*Work to complete:* Please output every line of the material as it stands, without the pictures.

- - -

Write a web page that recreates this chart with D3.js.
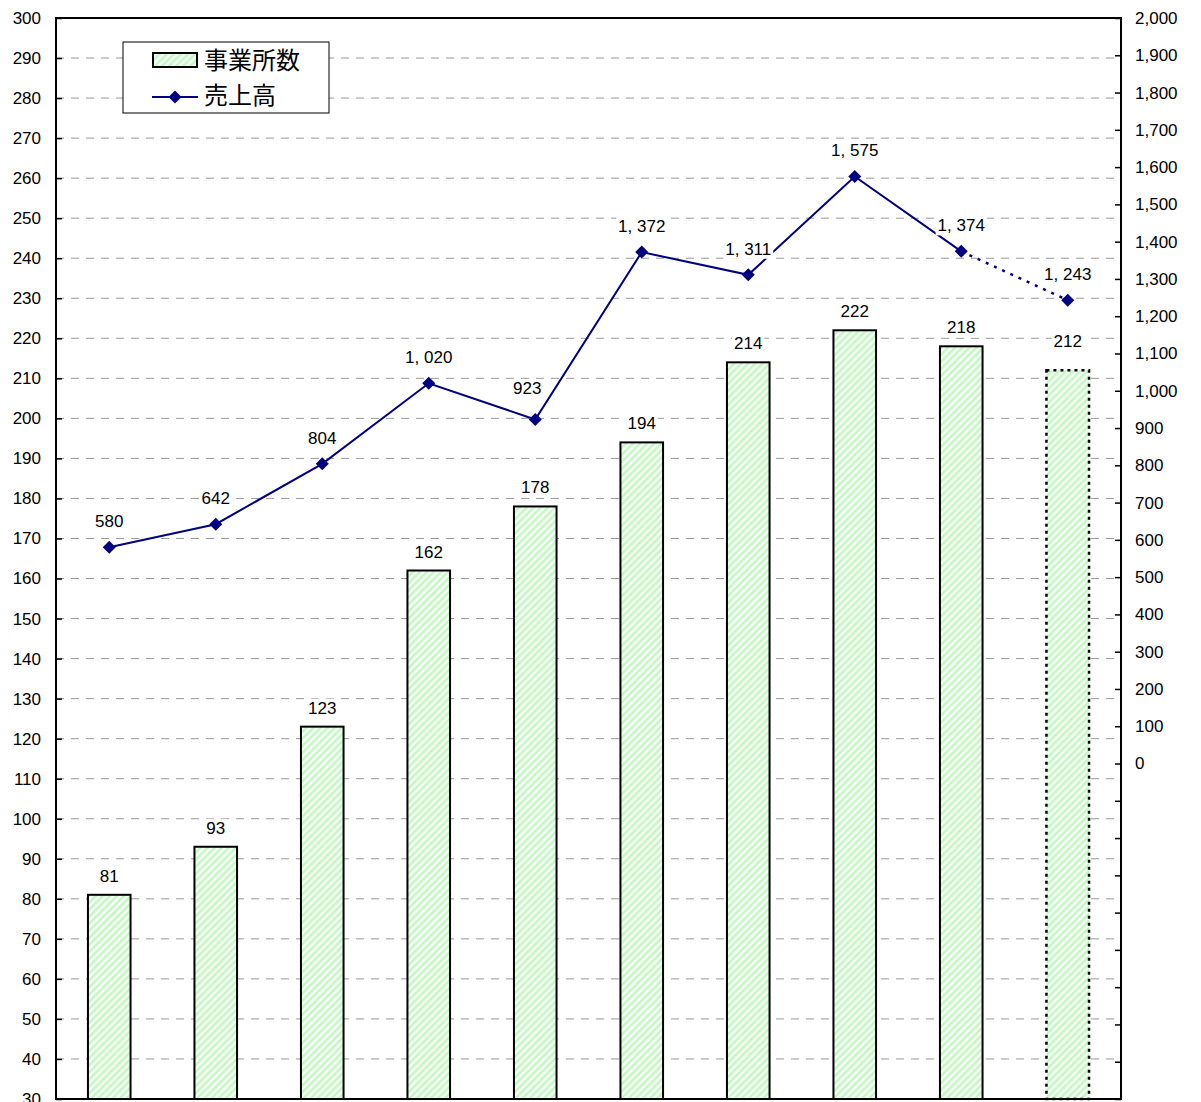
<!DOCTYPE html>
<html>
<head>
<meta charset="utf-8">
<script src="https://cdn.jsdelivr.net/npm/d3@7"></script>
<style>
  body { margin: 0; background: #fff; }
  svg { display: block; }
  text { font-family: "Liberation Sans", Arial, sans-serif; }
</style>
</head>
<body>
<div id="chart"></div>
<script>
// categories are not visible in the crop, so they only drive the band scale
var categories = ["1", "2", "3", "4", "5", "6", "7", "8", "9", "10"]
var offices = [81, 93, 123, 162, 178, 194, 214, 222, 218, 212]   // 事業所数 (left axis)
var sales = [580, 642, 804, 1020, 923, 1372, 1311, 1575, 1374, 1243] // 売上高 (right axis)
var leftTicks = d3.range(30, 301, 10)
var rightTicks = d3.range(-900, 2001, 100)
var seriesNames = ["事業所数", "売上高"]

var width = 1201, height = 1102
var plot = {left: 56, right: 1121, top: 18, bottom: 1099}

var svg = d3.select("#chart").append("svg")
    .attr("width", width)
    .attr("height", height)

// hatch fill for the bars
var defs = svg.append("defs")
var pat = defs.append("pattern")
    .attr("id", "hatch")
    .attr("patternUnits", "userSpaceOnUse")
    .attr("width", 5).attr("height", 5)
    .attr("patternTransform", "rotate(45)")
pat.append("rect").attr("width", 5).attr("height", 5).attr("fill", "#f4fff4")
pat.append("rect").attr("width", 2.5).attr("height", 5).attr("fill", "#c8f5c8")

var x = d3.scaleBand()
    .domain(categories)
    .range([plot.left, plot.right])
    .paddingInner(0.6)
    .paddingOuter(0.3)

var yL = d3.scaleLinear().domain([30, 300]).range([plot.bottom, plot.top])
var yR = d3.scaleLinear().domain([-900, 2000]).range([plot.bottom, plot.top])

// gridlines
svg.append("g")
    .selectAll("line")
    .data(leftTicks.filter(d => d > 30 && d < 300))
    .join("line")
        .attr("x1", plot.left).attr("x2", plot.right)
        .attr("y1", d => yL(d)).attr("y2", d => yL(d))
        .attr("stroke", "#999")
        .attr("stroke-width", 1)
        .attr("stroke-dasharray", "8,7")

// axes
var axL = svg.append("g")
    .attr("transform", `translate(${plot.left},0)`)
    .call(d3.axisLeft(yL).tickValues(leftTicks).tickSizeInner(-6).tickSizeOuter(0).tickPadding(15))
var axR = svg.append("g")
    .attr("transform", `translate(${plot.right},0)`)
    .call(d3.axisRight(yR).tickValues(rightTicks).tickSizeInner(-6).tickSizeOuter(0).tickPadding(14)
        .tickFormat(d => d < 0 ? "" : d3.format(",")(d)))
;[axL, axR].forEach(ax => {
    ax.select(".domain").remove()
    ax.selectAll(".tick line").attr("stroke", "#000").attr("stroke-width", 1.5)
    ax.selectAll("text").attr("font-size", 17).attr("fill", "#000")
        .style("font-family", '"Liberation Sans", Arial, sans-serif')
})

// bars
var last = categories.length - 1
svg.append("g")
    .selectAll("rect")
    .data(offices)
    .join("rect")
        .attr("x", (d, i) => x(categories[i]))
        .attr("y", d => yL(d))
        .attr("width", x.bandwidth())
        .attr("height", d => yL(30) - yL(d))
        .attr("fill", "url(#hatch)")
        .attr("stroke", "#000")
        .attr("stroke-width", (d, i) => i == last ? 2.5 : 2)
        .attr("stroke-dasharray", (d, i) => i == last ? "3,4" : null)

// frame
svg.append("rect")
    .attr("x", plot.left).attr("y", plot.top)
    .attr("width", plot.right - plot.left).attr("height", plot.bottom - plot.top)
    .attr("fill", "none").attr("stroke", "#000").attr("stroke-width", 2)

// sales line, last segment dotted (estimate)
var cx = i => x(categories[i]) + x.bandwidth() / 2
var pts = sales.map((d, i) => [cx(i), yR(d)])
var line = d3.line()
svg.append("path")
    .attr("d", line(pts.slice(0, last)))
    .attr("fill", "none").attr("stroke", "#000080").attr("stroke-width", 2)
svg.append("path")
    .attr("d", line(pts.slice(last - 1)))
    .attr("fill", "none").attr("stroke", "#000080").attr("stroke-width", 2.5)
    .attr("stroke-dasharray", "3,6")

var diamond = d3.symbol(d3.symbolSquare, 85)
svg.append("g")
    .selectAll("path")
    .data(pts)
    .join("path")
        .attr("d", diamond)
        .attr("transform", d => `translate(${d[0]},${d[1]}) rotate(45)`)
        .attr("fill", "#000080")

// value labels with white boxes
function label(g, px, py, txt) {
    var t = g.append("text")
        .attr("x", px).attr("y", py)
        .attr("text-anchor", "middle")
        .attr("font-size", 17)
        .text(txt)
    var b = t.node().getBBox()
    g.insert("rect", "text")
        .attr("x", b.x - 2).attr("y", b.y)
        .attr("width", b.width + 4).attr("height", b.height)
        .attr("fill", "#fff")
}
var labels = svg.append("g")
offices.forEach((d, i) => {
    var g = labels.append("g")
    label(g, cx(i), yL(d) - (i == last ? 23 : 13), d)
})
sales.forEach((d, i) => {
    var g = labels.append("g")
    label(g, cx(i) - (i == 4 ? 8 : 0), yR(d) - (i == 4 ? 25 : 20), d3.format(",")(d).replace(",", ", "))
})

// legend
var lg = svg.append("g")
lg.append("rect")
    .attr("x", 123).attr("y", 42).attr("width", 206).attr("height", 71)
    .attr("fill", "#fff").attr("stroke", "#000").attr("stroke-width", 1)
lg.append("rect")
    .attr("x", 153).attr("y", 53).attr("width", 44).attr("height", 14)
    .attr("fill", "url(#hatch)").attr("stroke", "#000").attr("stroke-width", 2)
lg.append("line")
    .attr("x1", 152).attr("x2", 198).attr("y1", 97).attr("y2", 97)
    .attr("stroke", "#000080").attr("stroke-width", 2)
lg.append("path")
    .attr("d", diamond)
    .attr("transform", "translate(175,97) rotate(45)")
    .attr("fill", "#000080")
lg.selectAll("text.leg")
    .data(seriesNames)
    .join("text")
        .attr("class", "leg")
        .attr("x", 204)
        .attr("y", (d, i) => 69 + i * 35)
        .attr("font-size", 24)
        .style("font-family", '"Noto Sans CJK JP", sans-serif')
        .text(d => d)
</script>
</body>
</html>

- - -

*Output of the task:*
Write a web page that recreates this chart with D3.js.
<!DOCTYPE html>
<html>
<head>
<meta charset="utf-8">
<script src="https://cdn.jsdelivr.net/npm/d3@7"></script>
<style>
  body { margin: 0; background: #fff; }
  svg { display: block; }
  text { font-family: "Liberation Sans", Arial, sans-serif; }
</style>
</head>
<body>
<div id="chart"></div>
<script>
// categories are not visible in the crop, so they only drive the band scale
var categories = ["1", "2", "3", "4", "5", "6", "7", "8", "9", "10"]
var offices = [81, 93, 123, 162, 178, 194, 214, 222, 218, 212]   // 事業所数 (left axis)
var sales = [580, 642, 804, 1020, 923, 1372, 1311, 1575, 1374, 1243] // 売上高 (right axis)
var leftTicks = d3.range(30, 301, 10)
var rightTicks = d3.range(-900, 2001, 100)
var seriesNames = ["事業所数", "売上高"]

var width = 1201, height = 1102
var plot = {left: 56, right: 1121, top: 18, bottom: 1099}

var svg = d3.select("#chart").append("svg")
    .attr("width", width)
    .attr("height", height)

// hatch fill for the bars
var defs = svg.append("defs")
var pat = defs.append("pattern")
    .attr("id", "hatch")
    .attr("patternUnits", "userSpaceOnUse")
    .attr("width", 5).attr("height", 5)
    .attr("patternTransform", "rotate(45)")
pat.append("rect").attr("width", 5).attr("height", 5).attr("fill", "#f4fff4")
pat.append("rect").attr("width", 2.5).attr("height", 5).attr("fill", "#c8f5c8")

var x = d3.scaleBand()
    .domain(categories)
    .range([plot.left, plot.right])
    .paddingInner(0.6)
    .paddingOuter(0.3)

var yL = d3.scaleLinear().domain([30, 300]).range([plot.bottom, plot.top])
var yR = d3.scaleLinear().domain([-900, 2000]).range([plot.bottom, plot.top])

// gridlines
svg.append("g")
    .selectAll("line")
    .data(leftTicks.filter(d => d > 30 && d < 300))
    .join("line")
        .attr("x1", plot.left).attr("x2", plot.right)
        .attr("y1", d => yL(d)).attr("y2", d => yL(d))
        .attr("stroke", "#999")
        .attr("stroke-width", 1)
        .attr("stroke-dasharray", "8,7")

// axes
var axL = svg.append("g")
    .attr("transform", `translate(${plot.left},0)`)
    .call(d3.axisLeft(yL).tickValues(leftTicks).tickSizeInner(-6).tickSizeOuter(0).tickPadding(15))
var axR = svg.append("g")
    .attr("transform", `translate(${plot.right},0)`)
    .call(d3.axisRight(yR).tickValues(rightTicks).tickSizeInner(-6).tickSizeOuter(0).tickPadding(14)
        .tickFormat(d => d < 0 ? "" : d3.format(",")(d)))
;[axL, axR].forEach(ax => {
    ax.select(".domain").remove()
    ax.selectAll(".tick line").attr("stroke", "#000").attr("stroke-width", 1.5)
    ax.selectAll("text").attr("font-size", 17).attr("fill", "#000")
        .style("font-family", '"Liberation Sans", Arial, sans-serif')
})

// bars
var last = categories.length - 1
svg.append("g")
    .selectAll("rect")
    .data(offices)
    .join("rect")
        .attr("x", (d, i) => x(categories[i]))
        .attr("y", d => yL(d))
        .attr("width", x.bandwidth())
        .attr("height", d => yL(30) - yL(d))
        .attr("fill", "url(#hatch)")
        .attr("stroke", "#000")
        .attr("stroke-width", (d, i) => i == last ? 2.5 : 2)
        .attr("stroke-dasharray", (d, i) => i == last ? "3,4" : null)

// frame
svg.append("rect")
    .attr("x", plot.left).attr("y", plot.top)
    .attr("width", plot.right - plot.left).attr("height", plot.bottom - plot.top)
    .attr("fill", "none").attr("stroke", "#000").attr("stroke-width", 2)

// sales line, last segment dotted (estimate)
var cx = i => x(categories[i]) + x.bandwidth() / 2
var pts = sales.map((d, i) => [cx(i), yR(d)])
var line = d3.line()
svg.append("path")
    .attr("d", line(pts.slice(0, last)))
    .attr("fill", "none").attr("stroke", "#000080").attr("stroke-width", 2)
svg.append("path")
    .attr("d", line(pts.slice(last - 1)))
    .attr("fill", "none").attr("stroke", "#000080").attr("stroke-width", 2.5)
    .attr("stroke-dasharray", "3,6")

var diamond = d3.symbol(d3.symbolSquare, 85)
svg.append("g")
    .selectAll("path")
    .data(pts)
    .join("path")
        .attr("d", diamond)
        .attr("transform", d => `translate(${d[0]},${d[1]}) rotate(45)`)
        .attr("fill", "#000080")

// value labels with white boxes
function label(g, px, py, txt) {
    var t = g.append("text")
        .attr("x", px).attr("y", py)
        .attr("text-anchor", "middle")
        .attr("font-size", 17)
        .text(txt)
    var b = t.node().getBBox()
    g.insert("rect", "text")
        .attr("x", b.x - 2).attr("y", b.y)
        .attr("width", b.width + 4).attr("height", b.height)
        .attr("fill", "#fff")
}
var labels = svg.append("g")
offices.forEach((d, i) => {
    var g = labels.append("g")
    label(g, cx(i), yL(d) - (i == last ? 23 : 13), d)
})
sales.forEach((d, i) => {
    var g = labels.append("g")
    label(g, cx(i) - (i == 4 ? 8 : 0), yR(d) - (i == 4 ? 25 : 20), d3.format(",")(d).replace(",", ", "))
})

// legend
var lg = svg.append("g")
lg.append("rect")
    .attr("x", 123).attr("y", 42).attr("width", 206).attr("height", 71)
    .attr("fill", "#fff").attr("stroke", "#000").attr("stroke-width", 1)
lg.append("rect")
    .attr("x", 153).attr("y", 53).attr("width", 44).attr("height", 14)
    .attr("fill", "url(#hatch)").attr("stroke", "#000").attr("stroke-width", 2)
lg.append("line")
    .attr("x1", 152).attr("x2", 198).attr("y1", 97).attr("y2", 97)
    .attr("stroke", "#000080").attr("stroke-width", 2)
lg.append("path")
    .attr("d", diamond)
    .attr("transform", "translate(175,97) rotate(45)")
    .attr("fill", "#000080")
lg.selectAll("text.leg")
    .data(seriesNames)
    .join("text")
        .attr("class", "leg")
        .attr("x", 204)
        .attr("y", (d, i) => 69 + i * 35)
        .attr("font-size", 24)
        .style("font-family", '"Noto Sans CJK JP", sans-serif')
        .text(d => d)
</script>
</body>
</html>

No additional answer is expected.